(Entries with chart source code)
====================

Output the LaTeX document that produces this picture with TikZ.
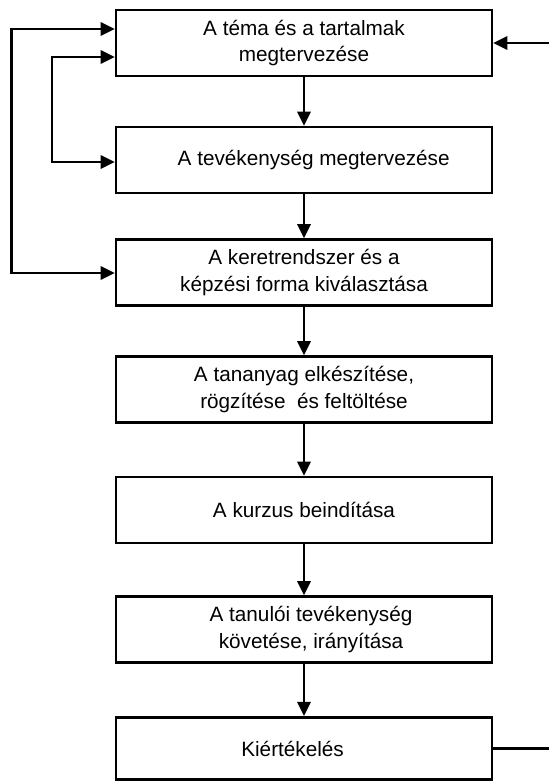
\documentclass[tikz,border=0pt]{standalone}
\usepackage{fontspec}
\setmainfont{Liberation Sans}
\usetikzlibrary{calc}
\usetikzlibrary{arrows.meta}

\begin{document}
\begin{tikzpicture}[x=0.02cm,y=-0.02cm,
  lepes/.style={draw,line width=1.5pt,minimum width=7.52cm,minimum height=1.32cm,
    inner sep=0pt,align=center,font=\fontsize{11.8}{15.3}\selectfont},
  nyil/.style={line width=1.5pt,-{Triangle[length=8pt,width=7.5pt]}},
  ketnyil/.style={line width=1.5pt,{Triangle[length=8pt,width=7.5pt]}-{Triangle[length=8pt,width=7.5pt]}}]
  \useasboundingbox (0,0) rectangle (549,781);

  \node [lepes] (tema) at (304,43) {A téma és a tartalmak\\megtervezése};
  \node [lepes] (tev) at (304,160) {\hspace*{11pt}A tevékenység megtervezése};
  \node [lepes] (keret) at (304,272.5) {A keretrendszer és a\\képzési forma kiválasztása};
  \node [lepes] (anyag) at (304,389.5) {A tananyag elkészítése,\\ rögzítése\ \ és feltöltése};
  \node [lepes] (kurzus) at (304,510) {A kurzus beindítása};
  \node [lepes] (kovet) at (304,629.5) {\hspace*{8pt}A tanulói tevékenység\\\hspace*{8pt}követése, irányítása};
  \node [lepes,minimum height=1.25cm] (ert) at (304,748.5) {Kiértékelés\hspace*{13pt}};

  \coordinate (kulso1) at (11.5,29);
  \coordinate (kulso3) at (11.5,273);
  \coordinate (belso1) at (52,57);
  \coordinate (belso2) at (52,162);
  \coordinate (jobbfent) at (549,43);
  \coordinate (jobblent) at (549,748.5);

  \draw [nyil] (tema) -- (tev);
  \draw [nyil] (tev) -- (keret);
  \draw [nyil] (keret) -- (anyag);
  \draw [nyil] (anyag) -- (kurzus);
  \draw [nyil] (kurzus) -- (kovet);
  \draw [nyil] (kovet) -- (ert);

  \draw [ketnyil] (tema.west |- kulso1) -- (kulso1) -- (kulso3) -- (keret.west |- kulso3);
  \draw [ketnyil] (tema.west |- belso1) -- (belso1) -- (belso2) -- (tev.west |- belso2);
  \draw [nyil] (jobbfent) -- (tema.east);
  \draw [line width=1.5pt] (ert.east) -- (jobblent);
\end{tikzpicture}
\end{document}
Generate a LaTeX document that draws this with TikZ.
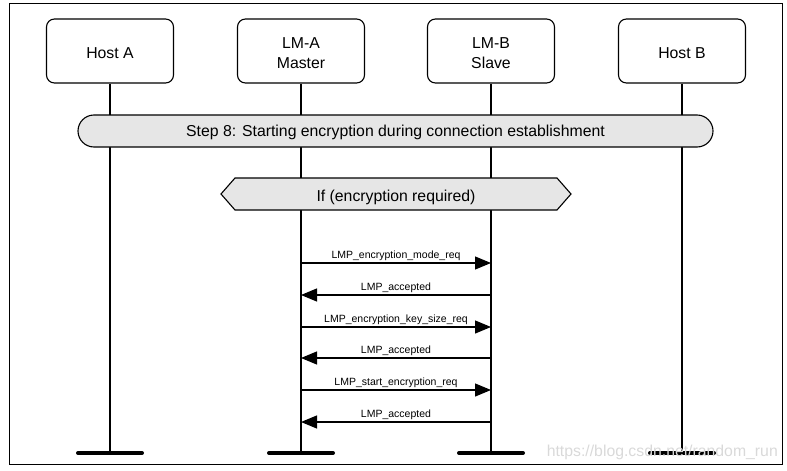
\documentclass[tikz,border=0pt]{standalone}
\usepackage{fontspec}
\setmainfont{Liberation Sans}
\usetikzlibrary{arrows.meta,calc}
\definecolor{barfill}{HTML}{E6E6E6}
\definecolor{wmark}{HTML}{D9D9D9}
\tikzset{
  big/.style={font=\fontsize{15.8}{20}\selectfont},
  small/.style={font=\fontsize{10.5}{12}\selectfont},
  entity/.style={draw, line width=1.1pt, rounded corners=8pt, minimum width=127pt, minimum height=64pt, inner sep=0pt},
  etext/.style={align=center, big, inner sep=0pt},
  life/.style={line width=1.4pt},
  stepbar/.style={draw, line width=1.1pt, fill=barfill, rounded corners=16pt, minimum width=635pt, minimum height=32pt, inner sep=0pt},
  msg/.style={line width=1.2pt, -{Triangle[length=16pt,width=13pt]}},
  endbar/.style={line width=4pt, line cap=round},
  mlabel/.style={small, above, inner sep=1.5pt}
}
\begin{document}
\begin{tikzpicture}[x=1pt,y=-1pt]
\useasboundingbox (0,0) rectangle (787,471);
\draw[line width=1pt] (9,3) rectangle (782,464);
% entities
\node[entity] (ha) at (110,51) {};
\node[entity] (la) at (301,51) {};
\node[entity] (lb) at (491,51) {};
\node[entity] (hb) at (682,51) {};
\node[etext] (hat) at ($(ha.center)+(0,2.5)$) {Host A};
\node[etext] (lat) at ($(la.center)+(0,2.5)$) {LM-A\\Master};
\node[etext] (lbt) at ($(lb.center)+(0,2.5)$) {LM-B\\Slave};
\node[etext] (hbt) at ($(hb.center)+(0,2.5)$) {Host B};
% lifeline ends
\coordinate (hae) at (110,453);
\coordinate (lae) at (301,453);
\coordinate (lbe) at (491,453);
\coordinate (hbe) at (682,453);
\foreach \s/\e in {ha/hae,la/lae,lb/lbe,hb/hbe}{
  \draw[life] (\s.south) -- (\e);
  \draw[endbar] ($(\e)+(-32,0)$) -- ($(\e)+(32,0)$);
}
% step bar
\node[stepbar] (step) at (395.5,131) {};
\node[big, inner sep=0pt] (stept) at ($(step.center)+(0,1)$) {Step 8: Starting encryption during connection establishment};
% condition hexagon
\draw[line width=1.1pt, fill=barfill] (221,194) -- (235,178) -- (557,178) -- (571,194) -- (557,210) -- (235,210) -- cycle;
\node[big, inner sep=0pt] (cond) at (396,197.5) {If (encryption required)};
% messages
\foreach \i/\y in {1/263,2/295,3/327,4/358,5/390,6/422}{
  \coordinate (a\i) at (301,\y);
  \coordinate (b\i) at (491,\y);
}
\draw[msg] (a1) -- node[mlabel] (m1) {LMP\_encryption\_mode\_req} (b1);
\draw[msg] (b2) -- node[mlabel] (m2) {LMP\_accepted} (a2);
\draw[msg] (a3) -- node[mlabel] (m3) {LMP\_encryption\_key\_size\_req} (b3);
\draw[msg] (b4) -- node[mlabel] (m4) {LMP\_accepted} (a4);
\draw[msg] (a5) -- node[mlabel] (m5) {LMP\_start\_encryption\_req} (b5);
\draw[msg] (b6) -- node[mlabel] (m6) {LMP\_accepted} (a6);
% watermark
\node[big, text=wmark, anchor=east, inner sep=0pt] (wm) at (778,452) {https://blog.csdn.net/random\_run};
\end{tikzpicture}
\end{document}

====================

§ **AIM**
Repeat the records above verbatim, with no pictures in the result.

§ **FULL ANSWER**
Output the LaTeX document that produces this picture with TikZ.
\documentclass[tikz,border=0pt]{standalone}
\usepackage{fontspec}
\setmainfont{Liberation Sans}
\usetikzlibrary{calc}
\usetikzlibrary{arrows.meta}

\begin{document}
\begin{tikzpicture}[x=0.02cm,y=-0.02cm,
  lepes/.style={draw,line width=1.5pt,minimum width=7.52cm,minimum height=1.32cm,
    inner sep=0pt,align=center,font=\fontsize{11.8}{15.3}\selectfont},
  nyil/.style={line width=1.5pt,-{Triangle[length=8pt,width=7.5pt]}},
  ketnyil/.style={line width=1.5pt,{Triangle[length=8pt,width=7.5pt]}-{Triangle[length=8pt,width=7.5pt]}}]
  \useasboundingbox (0,0) rectangle (549,781);

  \node [lepes] (tema) at (304,43) {A téma és a tartalmak\\megtervezése};
  \node [lepes] (tev) at (304,160) {\hspace*{11pt}A tevékenység megtervezése};
  \node [lepes] (keret) at (304,272.5) {A keretrendszer és a\\képzési forma kiválasztása};
  \node [lepes] (anyag) at (304,389.5) {A tananyag elkészítése,\\ rögzítése\ \ és feltöltése};
  \node [lepes] (kurzus) at (304,510) {A kurzus beindítása};
  \node [lepes] (kovet) at (304,629.5) {\hspace*{8pt}A tanulói tevékenység\\\hspace*{8pt}követése, irányítása};
  \node [lepes,minimum height=1.25cm] (ert) at (304,748.5) {Kiértékelés\hspace*{13pt}};

  \coordinate (kulso1) at (11.5,29);
  \coordinate (kulso3) at (11.5,273);
  \coordinate (belso1) at (52,57);
  \coordinate (belso2) at (52,162);
  \coordinate (jobbfent) at (549,43);
  \coordinate (jobblent) at (549,748.5);

  \draw [nyil] (tema) -- (tev);
  \draw [nyil] (tev) -- (keret);
  \draw [nyil] (keret) -- (anyag);
  \draw [nyil] (anyag) -- (kurzus);
  \draw [nyil] (kurzus) -- (kovet);
  \draw [nyil] (kovet) -- (ert);

  \draw [ketnyil] (tema.west |- kulso1) -- (kulso1) -- (kulso3) -- (keret.west |- kulso3);
  \draw [ketnyil] (tema.west |- belso1) -- (belso1) -- (belso2) -- (tev.west |- belso2);
  \draw [nyil] (jobbfent) -- (tema.east);
  \draw [line width=1.5pt] (ert.east) -- (jobblent);
\end{tikzpicture}
\end{document}
Generate a LaTeX document that draws this with TikZ.
\documentclass[tikz,border=0pt]{standalone}
\usepackage{fontspec}
\setmainfont{Liberation Sans}
\usetikzlibrary{arrows.meta,calc}
\definecolor{barfill}{HTML}{E6E6E6}
\definecolor{wmark}{HTML}{D9D9D9}
\tikzset{
  big/.style={font=\fontsize{15.8}{20}\selectfont},
  small/.style={font=\fontsize{10.5}{12}\selectfont},
  entity/.style={draw, line width=1.1pt, rounded corners=8pt, minimum width=127pt, minimum height=64pt, inner sep=0pt},
  etext/.style={align=center, big, inner sep=0pt},
  life/.style={line width=1.4pt},
  stepbar/.style={draw, line width=1.1pt, fill=barfill, rounded corners=16pt, minimum width=635pt, minimum height=32pt, inner sep=0pt},
  msg/.style={line width=1.2pt, -{Triangle[length=16pt,width=13pt]}},
  endbar/.style={line width=4pt, line cap=round},
  mlabel/.style={small, above, inner sep=1.5pt}
}
\begin{document}
\begin{tikzpicture}[x=1pt,y=-1pt]
\useasboundingbox (0,0) rectangle (787,471);
\draw[line width=1pt] (9,3) rectangle (782,464);
% entities
\node[entity] (ha) at (110,51) {};
\node[entity] (la) at (301,51) {};
\node[entity] (lb) at (491,51) {};
\node[entity] (hb) at (682,51) {};
\node[etext] (hat) at ($(ha.center)+(0,2.5)$) {Host A};
\node[etext] (lat) at ($(la.center)+(0,2.5)$) {LM-A\\Master};
\node[etext] (lbt) at ($(lb.center)+(0,2.5)$) {LM-B\\Slave};
\node[etext] (hbt) at ($(hb.center)+(0,2.5)$) {Host B};
% lifeline ends
\coordinate (hae) at (110,453);
\coordinate (lae) at (301,453);
\coordinate (lbe) at (491,453);
\coordinate (hbe) at (682,453);
\foreach \s/\e in {ha/hae,la/lae,lb/lbe,hb/hbe}{
  \draw[life] (\s.south) -- (\e);
  \draw[endbar] ($(\e)+(-32,0)$) -- ($(\e)+(32,0)$);
}
% step bar
\node[stepbar] (step) at (395.5,131) {};
\node[big, inner sep=0pt] (stept) at ($(step.center)+(0,1)$) {Step 8: Starting encryption during connection establishment};
% condition hexagon
\draw[line width=1.1pt, fill=barfill] (221,194) -- (235,178) -- (557,178) -- (571,194) -- (557,210) -- (235,210) -- cycle;
\node[big, inner sep=0pt] (cond) at (396,197.5) {If (encryption required)};
% messages
\foreach \i/\y in {1/263,2/295,3/327,4/358,5/390,6/422}{
  \coordinate (a\i) at (301,\y);
  \coordinate (b\i) at (491,\y);
}
\draw[msg] (a1) -- node[mlabel] (m1) {LMP\_encryption\_mode\_req} (b1);
\draw[msg] (b2) -- node[mlabel] (m2) {LMP\_accepted} (a2);
\draw[msg] (a3) -- node[mlabel] (m3) {LMP\_encryption\_key\_size\_req} (b3);
\draw[msg] (b4) -- node[mlabel] (m4) {LMP\_accepted} (a4);
\draw[msg] (a5) -- node[mlabel] (m5) {LMP\_start\_encryption\_req} (b5);
\draw[msg] (b6) -- node[mlabel] (m6) {LMP\_accepted} (a6);
% watermark
\node[big, text=wmark, anchor=east, inner sep=0pt] (wm) at (778,452) {https://blog.csdn.net/random\_run};
\end{tikzpicture}
\end{document}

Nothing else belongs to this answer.